Most 20–100 user firms switch in 30–45 days; simple environments can be 14–21 days and complex ones 60–90 days, depending on documentation, backups, and infrastructure complexity.
2) Will switching MSPs cause downtime?
It shouldn’t. Downtime usually comes from missing admin access, untested backups, or big changes too close to deadlines. A parallel monitoring phase + staged cutover prevents disruption.
3) What do we need from our current MSP to switch smoothly?
You need admin access to email, domain/DNS, firewall, backups, and a credential inventory (or export). If the outgoing MSP is uncooperative, your new MSP should have a documented escalation plan.

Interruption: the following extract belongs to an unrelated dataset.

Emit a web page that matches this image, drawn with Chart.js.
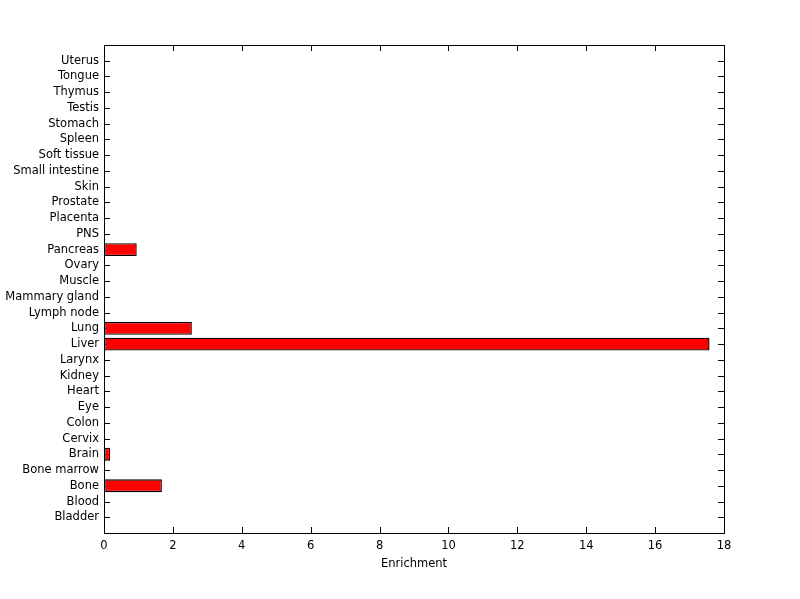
<!DOCTYPE html>
<html>
<head>
<meta charset="utf-8">
<script src="https://cdn.jsdelivr.net/npm/chart.js@4"></script>
<style>
  body { margin: 0; background: #fff; }
</style>
</head>
<body>
<canvas id="myChart" width="800" height="599"></canvas>
<script>
// tissues from bottom (Bladder) to top (Uterus)
const tissues = ['Bladder', 'Blood', 'Bone', 'Bone marrow', 'Brain', 'Cervix', 'Colon', 'Eye', 'Heart',
  'Kidney', 'Larynx', 'Liver', 'Lung', 'Lymph node', 'Mammary gland', 'Muscle', 'Ovary', 'Pancreas',
  'PNS', 'Placenta', 'Prostate', 'Skin', 'Small intestine', 'Soft tissue', 'Spleen', 'Stomach',
  'Testis', 'Thymus', 'Tongue', 'Uterus'];
const enrichment = [0, 0, 1.68, 0, 0.18, 0, 0, 0, 0,
  0, 0, 17.58, 2.55, 0, 0, 0, 0, 0.95,
  0, 0, 0, 0, 0, 0, 0, 0,
  0, 0, 0, 0];
const xTicks = [0, 2, 4, 6, 8, 10, 12, 14, 16, 18];

const fontSpec = { family: "'DejaVu Sans', sans-serif", size: 11.5 };

// MATLAB style box with inward ticks on all four sides
const boxTicks = {
  id: 'boxTicks',
  beforeDatasetsDraw(chart) {
    const { ctx, chartArea: a, scales } = chart;
    const len = 6;
    ctx.save();
    ctx.strokeStyle = '#000';
    ctx.lineWidth = 1;
    ctx.beginPath();
    scales.y.ticks.forEach(t => {
      const y = Math.round(scales.y.getPixelForValue(t.value)) + 0.5;
      ctx.moveTo(a.left, y); ctx.lineTo(a.left + len, y);
      ctx.moveTo(a.right, y); ctx.lineTo(a.right - len, y);
    });
    scales.x.ticks.forEach(t => {
      const x = Math.round(scales.x.getPixelForValue(t.value)) + 0.5;
      ctx.moveTo(x, a.bottom); ctx.lineTo(x, a.bottom - len);
      ctx.moveTo(x, a.top); ctx.lineTo(x, a.top + len);
    });
    ctx.stroke();
    ctx.restore();
  },
  afterDatasetsDraw(chart) {
    const { ctx, chartArea: a } = chart;
    ctx.save();
    ctx.strokeStyle = '#000';
    ctx.lineWidth = 1;
    ctx.strokeRect(Math.round(a.left) + 0.5, Math.round(a.top) + 0.5,
      Math.round(a.right - a.left), Math.round(a.bottom - a.top));
    ctx.restore();
  }
};

new Chart(document.getElementById('myChart'), {
  type: 'bar',
  data: {
    datasets: [{
      data: tissues.map((t, i) => ({ x: enrichment[i], y: i + 1 })),
      backgroundColor: '#ff0000',
      borderColor: '#000',
      borderWidth: 1.4,
      borderSkipped: false,
      barPercentage: 0.82,
      categoryPercentage: 1
    }]
  },
  options: {
    indexAxis: 'y',
    responsive: false,
    animation: false,
    layout: { padding: { left: 0, top: 45, right: 76, bottom: 0 } },
    plugins: { legend: { display: false }, tooltip: { enabled: false } },
    scales: {
      x: {
        type: 'linear',
        min: 0,
        max: 18,
        afterBuildTicks: s => { s.ticks = xTicks.map(v => ({ value: v })); },
        afterFit: s => { s.height = 66; },
        grid: { display: false, drawTicks: false },
        border: { display: false },
        ticks: { color: '#000', font: fontSpec, padding: 6, maxRotation: 0 },
        title: { display: true, text: 'Enrichment', color: '#000', font: fontSpec, padding: { top: 0, bottom: 28 } }
      },
      y: {
        type: 'linear',
        min: 0,
        max: 31,
        offset: false,
        afterBuildTicks: s => { s.ticks = tissues.map((t, i) => ({ value: i + 1 })); },
        afterFit: s => { s.width = 104; },
        grid: { display: false, drawTicks: false, offset: false },
        border: { display: false },
        ticks: {
          color: '#000', font: fontSpec, padding: 5, autoSkip: false,
          callback: v => tissues[v - 1] || ''
        }
      }
    }
  },
  plugins: [boxTicks]
});
</script>
</body>
</html>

4) What’s the biggest risk during an MSP transition?
Security gaps—especially around email access, MFA, and remote access tools. Attackers often exploit transitions because controls are changing and accountability is unclear.
5) How much does onboarding usually cost?
It varies. Some MSPs include onboarding in the monthly fee; others charge a one-time onboarding or project fee depending on migrations, security cleanup, and documentation needs. Always require a deliverables list.
6) When is the best time to switch MSPs for an accounting firm?
Ideally 60–90 days before major deadlines. If you’re close to tax season, do a stabilization-first plan and schedule deeper projects after deadlines.
7) What should onboarding include (minimum)?
Documentation, monitoring, backup verification + test restore, security baseline (MFA/EDR), support process rollout, and a 90-day roadmap.